Sanzo hadn't been coughing.
The fifth night happened quite awhile later, but was very different from the other times. Sanzo fully appreciated the adrenaline that flowed through his veins while being in no actual danger. His only companion was a friend, someone he indeed learned to trust. Hakkai had been quieter than usual, which was akin to pure silence, but the refreshed look was on his face the next day, and Sanzo forgot to chastise himself for nearly being concerned about it.
The nights followed and it became a routine. It was like smoking, except not as clean, however much Hakkai would beg to differ.
First a sigh, then a chuckle, then the sound of a click as Sanzo's cigarette fumed awake by flame. Maybe a few words, a few hours, and then silence would take over once again before dawn struck.
One night Sanzo could recall--though he couldn't say why, it held no more importance than the other nights had--began when Hakkai stroked Sanzo's hair. It wasn't a caress, a caring gesture in the slightest, it was inspection, or admiration at most.
"Sanzo," Hakkai started, and he could hear the small smile that took over his companion's mouth. "I seem to be a bit tired."
Sanzo paused. "So go to sleep." he scoffed, lighting another cigarette.
Hakkai laughed. "I think I just might." Sanzo's golden strands fell to his head once more, and yet another rhythm took place as Hakkai's breathing went in and out steadily.
Sanzo couldn't decide if it was better or worse than the rain.
A few more nights settled between them, and then spring came upon them, as inevitable as that first night.
"The weather's been lovely lately." Hakkai smiled thoughtfully, ignoring his tea to gaze out the window.
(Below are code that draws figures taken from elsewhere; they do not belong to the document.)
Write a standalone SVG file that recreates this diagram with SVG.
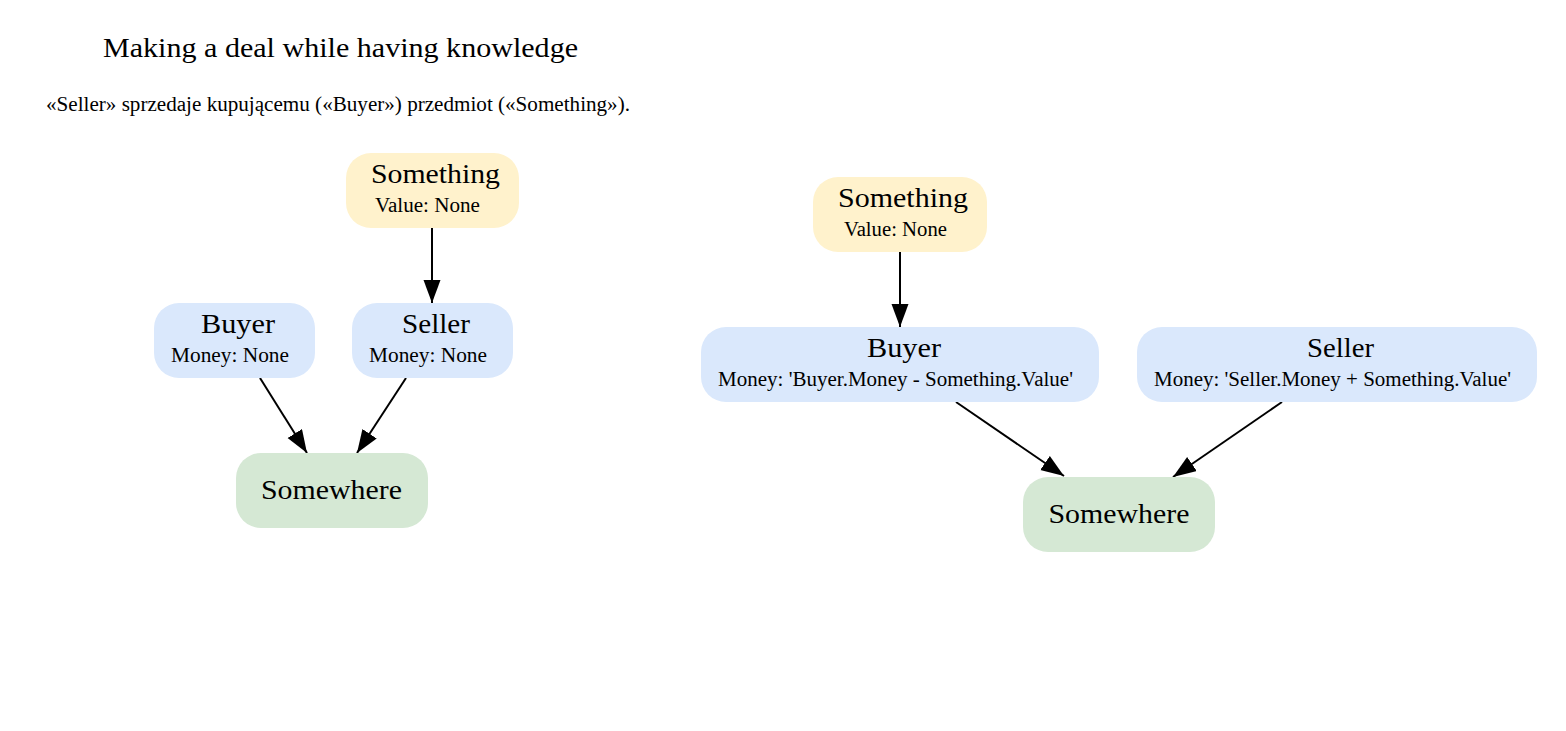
<svg xmlns="http://www.w3.org/2000/svg" width="1566" height="731" viewBox="0 0 1566 731">
<style>
text{font-family:"Liberation Serif","Times New Roman",serif;fill:#000}
.title{font-size:28px;text-anchor:middle}
.sub{font-size:20px;text-anchor:middle}
.nt{font-size:28px;text-anchor:middle}
.na{font-size:20px}
.yellow{fill:#fff2cc}
.blue{fill:#dae8fc}
.green{fill:#d5e8d4}
.edge{stroke:#000;stroke-width:2;fill:none;marker-end:url(#ah)}
</style>
<defs>
<marker id="ah" markerUnits="userSpaceOnUse" markerWidth="24" markerHeight="18" refX="23" refY="8.5" orient="auto">
<path d="M0,0 L23,8.5 L0,17 Z" fill="#000"/>
</marker>
</defs>
<rect width="1566" height="731" fill="#fff"/>
<g id="header">
<text class="title" x="340.5" y="57" textLength="475" lengthAdjust="spacingAndGlyphs">Making a deal while having knowledge</text>
<text class="sub" x="338" y="111" textLength="584" lengthAdjust="spacingAndGlyphs">«Seller» sprzedaje kupującemu («Buyer») przedmiot («Something»).</text>
</g>
<g id="edges">
<path class="edge" d="M432,228 L432,303"/>
<path class="edge" d="M260,378 L307,453"/>
<path class="edge" d="M406,378 L357,453"/>
<path class="edge" d="M900,252 L900,327"/>
<path class="edge" d="M956,402 L1064,476"/>
<path class="edge" d="M1282,402 L1173,477"/>
</g>
<g id="l_something">
<rect class="yellow" x="346" y="153" width="173" height="75" rx="25"/>
<text class="nt" x="435.5" y="183" textLength="129" lengthAdjust="spacingAndGlyphs">Something</text>
<text class="na" x="375" y="212" textLength="105" lengthAdjust="spacingAndGlyphs">Value: None</text>
</g>
<g id="l_buyer">
<rect class="blue" x="154" y="303" width="161" height="75" rx="25"/>
<text class="nt" x="238" y="333" textLength="74" lengthAdjust="spacingAndGlyphs">Buyer</text>
<text class="na" x="171" y="362" textLength="118" lengthAdjust="spacingAndGlyphs">Money: None</text>
</g>
<g id="l_seller">
<rect class="blue" x="352" y="303" width="161" height="75" rx="25"/>
<text class="nt" x="436" y="333" textLength="68" lengthAdjust="spacingAndGlyphs">Seller</text>
<text class="na" x="369" y="362" textLength="118" lengthAdjust="spacingAndGlyphs">Money: None</text>
</g>
<g id="l_somewhere">
<rect class="green" x="236" y="453" width="192" height="75" rx="25"/>
<text class="nt" x="331.5" y="499" textLength="141" lengthAdjust="spacingAndGlyphs">Somewhere</text>
</g>
<g id="r_something">
<rect class="yellow" x="813" y="177" width="174" height="75" rx="25"/>
<text class="nt" x="903" y="207" textLength="130" lengthAdjust="spacingAndGlyphs">Something</text>
<text class="na" x="844" y="236" textLength="103" lengthAdjust="spacingAndGlyphs">Value: None</text>
</g>
<g id="r_buyer">
<rect class="blue" x="701" y="327" width="398" height="75" rx="25"/>
<text class="nt" x="904" y="357" textLength="74" lengthAdjust="spacingAndGlyphs">Buyer</text>
<text class="na" x="718" y="386" textLength="355" lengthAdjust="spacingAndGlyphs">Money: 'Buyer.Money - Something.Value'</text>
</g>
<g id="r_seller">
<rect class="blue" x="1137" y="327" width="400" height="75" rx="25"/>
<text class="nt" x="1340.5" y="357" textLength="67" lengthAdjust="spacingAndGlyphs">Seller</text>
<text class="na" x="1154" y="386" textLength="357" lengthAdjust="spacingAndGlyphs">Money: 'Seller.Money + Something.Value'</text>
</g>
<g id="r_somewhere">
<rect class="green" x="1023" y="477" width="192" height="75" rx="25"/>
<text class="nt" x="1119" y="523" textLength="141" lengthAdjust="spacingAndGlyphs">Somewhere</text>
</g>
</svg>
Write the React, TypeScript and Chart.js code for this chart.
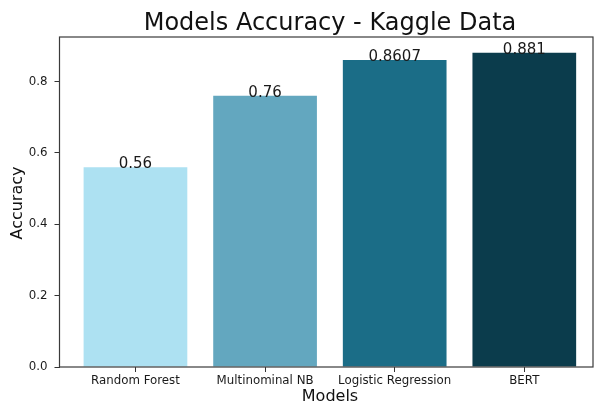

Sanzo grunted to show he'd been listening, and dutifully turned to page 8 of his newspaper. "Might I ask what you're favorite season is, Sanzo?" Sanzo looked up, annoyed at being truly interrupted and glared over the recycled print that was dying his fingers a bleak shade of gray. Hakkai's eyes twinkled and for some reason it annoyed Sanzo that he could see through them as clearly as the day.
Sanzo straightened his newspaper and sat for some time. Hakkai waited patiently, kind enough not to tap his fingers but cruel enough to keep staring in the general direction Sanzo's head was behind the paper.
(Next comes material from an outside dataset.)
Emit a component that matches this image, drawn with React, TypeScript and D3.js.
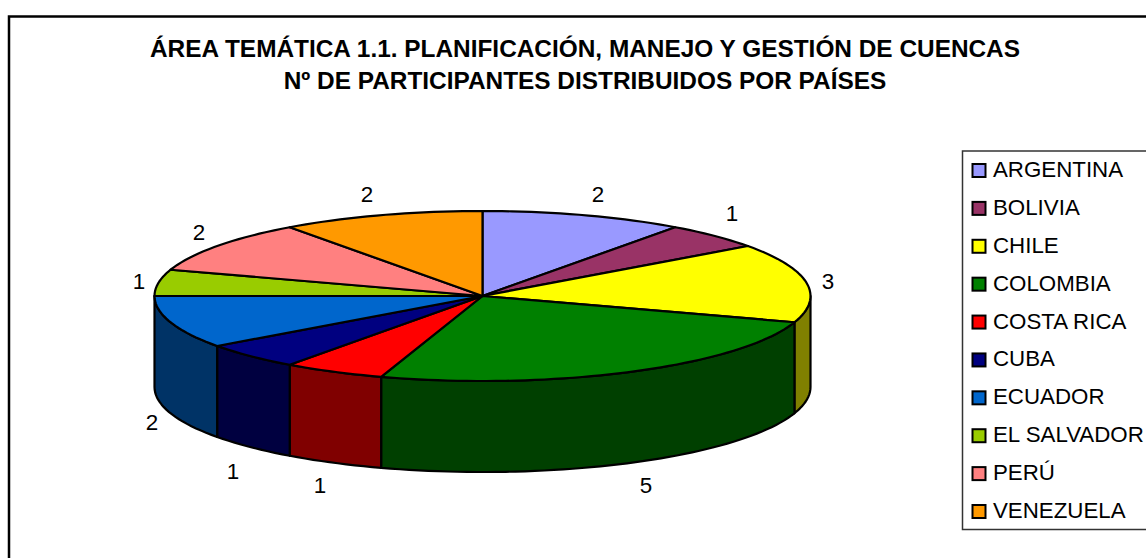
import React from 'react';
import * as d3 from 'd3';

const countries = ['ARGENTINA', 'BOLIVIA', 'CHILE', 'COLOMBIA', 'COSTA RICA', 'CUBA', 'ECUADOR', 'EL SALVADOR', 'PERÚ', 'VENEZUELA'];
const participants = [2, 1, 3, 5, 1, 1, 2, 1, 2, 2];
const colors = ['#9999ff', '#993366', '#ffff00', '#008000', '#ff0000', '#000080', '#0066cc', '#99cc00', '#ff8080', '#ff9900'];
const titleLines = ['ÁREA TEMÁTICA 1.1. PLANIFICACIÓN, MANEJO Y GESTIÓN DE CUENCAS', 'Nº DE PARTICIPANTES DISTRIBUIDOS POR PAÍSES'];
const labelPos: [number, number][] = [[598, 194], [732, 213], [828, 281], [646, 485], [320, 485], [233, 471], [152, 422], [139, 281], [199, 232], [367, 194]];

const cx = 482.5;
const cy = 296;
const rx = 328;
const ry = 85;
const depth = 91;
const font = 'Arial, "Liberation Sans", sans-serif';

const px = (a: number) => cx + rx * Math.sin(a);
const py = (a: number) => cy - ry * Math.cos(a);

// point list along the rim, ellipse arc from a0 to a1
function rim(a0: number, a1: number, dy = 0) {
  const n = Math.max(2, Math.ceil(Math.abs(a1 - a0) / 0.03));
  return d3.range(n + 1).map(i => {
    const a = a0 + (a1 - a0) * i / n;
    return [px(a), py(a) + dy] as [number, number];
  });
}

const line = d3.line();

function darker(c: string) {
  const { r, g, b } = d3.rgb(c);
  return d3.rgb(r / 2, g / 2, b / 2).formatHex();
}

export default function App() {
  const slices = d3.pie<number>().sort(null)(participants);

  // only the front half of the cylinder shows, from 90deg to 270deg
  const walls = slices
    .map((s, i) => ({ a0: Math.max(s.startAngle, Math.PI / 2), a1: Math.min(s.endAngle, 1.5 * Math.PI), i }))
    .filter(w => w.a1 > w.a0);

  const legendY = d3.scalePoint<string>().domain(countries).range([169, 510]);

  return (
    <svg width={1146} height={558} style={{ position: 'absolute', left: 0, top: 0, background: '#fff' }}>
      <rect x={9} y={16.5} width={1160} height={580} fill="#fff" stroke="#000" strokeWidth={2.5} />

      {titleLines.map((t, i) => (
        <text key={t} x={585} y={57 + i * 32} textAnchor="middle" fontFamily={font} fontWeight="bold" fontSize={24.4} fill="#000">{t}</text>
      ))}

      {walls.map(w => (
        <path
          key={w.i}
          d={line([...rim(w.a0, w.a1), ...rim(w.a1, w.a0, depth)])! + 'Z'}
          fill={darker(colors[w.i])}
          stroke="#000"
          strokeWidth={2.2}
          strokeLinejoin="round"
        />
      ))}

      {slices.map((s, i) => (
        <path
          key={countries[i]}
          d={line([[cx, cy], ...rim(s.startAngle, s.endAngle)])! + 'Z'}
          fill={colors[i]}
          stroke="#000"
          strokeWidth={2.2}
          strokeLinejoin="round"
        />
      ))}

      {participants.map((v, i) => (
        <text key={countries[i]} x={labelPos[i][0]} y={labelPos[i][1]} dy="0.36em" textAnchor="middle" fontFamily={font} fontSize={22.4} fill="#000">{v}</text>
      ))}

      <rect x={962.5} y={151} width={200} height={378.5} fill="#fff" stroke="#333" strokeWidth={1.5} />
      {countries.map((c, i) => (
        <g key={c} transform={`translate(0,${legendY(c)})`}>
          <rect x={972.5} y={-5} width={13} height={13} fill={colors[i]} stroke="#000" strokeWidth={2} />
          <text x={993} y={0} dy="0.36em" fontFamily={font} fontSize={22.3} fill="#000">{c}</text>
        </g>
      ))}
    </svg>
  );
}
"Anything but snow." Sanzo replied. Hakkai's eyebrows rose, partly from curiosity, partly from surprise. A slight frown appeared under the smile when Sanzo reached over and took Hakkai's tea. He took a generous sip and placed it at his right. "I hate the cold."
To this day, Sanzo doesn't quite know what it was; maybe because he felt it wasn't important. It wasn't confirmation, and for the billionth time Sanzo felt assured it wasn't love. It was a calling of sorts: not so obnoxious as the monkey's, but it took on that same melancholy state.
It wasn't loneliness, it wasn't a craving. In the most specific terms and the vaguest sense, it was apathy. But it was mutual, and that there made the difference. The choosing to be indifferent about a very significant act told Sanzo all he needed to know about those rainy nights with Hakkai.
They were chosen, they were deliberate, and they were real. Everything of significance that happened to Genjyo Sanzo were of this caliber, and so, deep in his gut he knew it was right.
He stopped caring, and accepted it.
Friends had that effect on you.
A/N: I have no excuse for this. I have no idea what's going on in my mind, honestly. I hope it was enjoyed. Thanks for dropping by!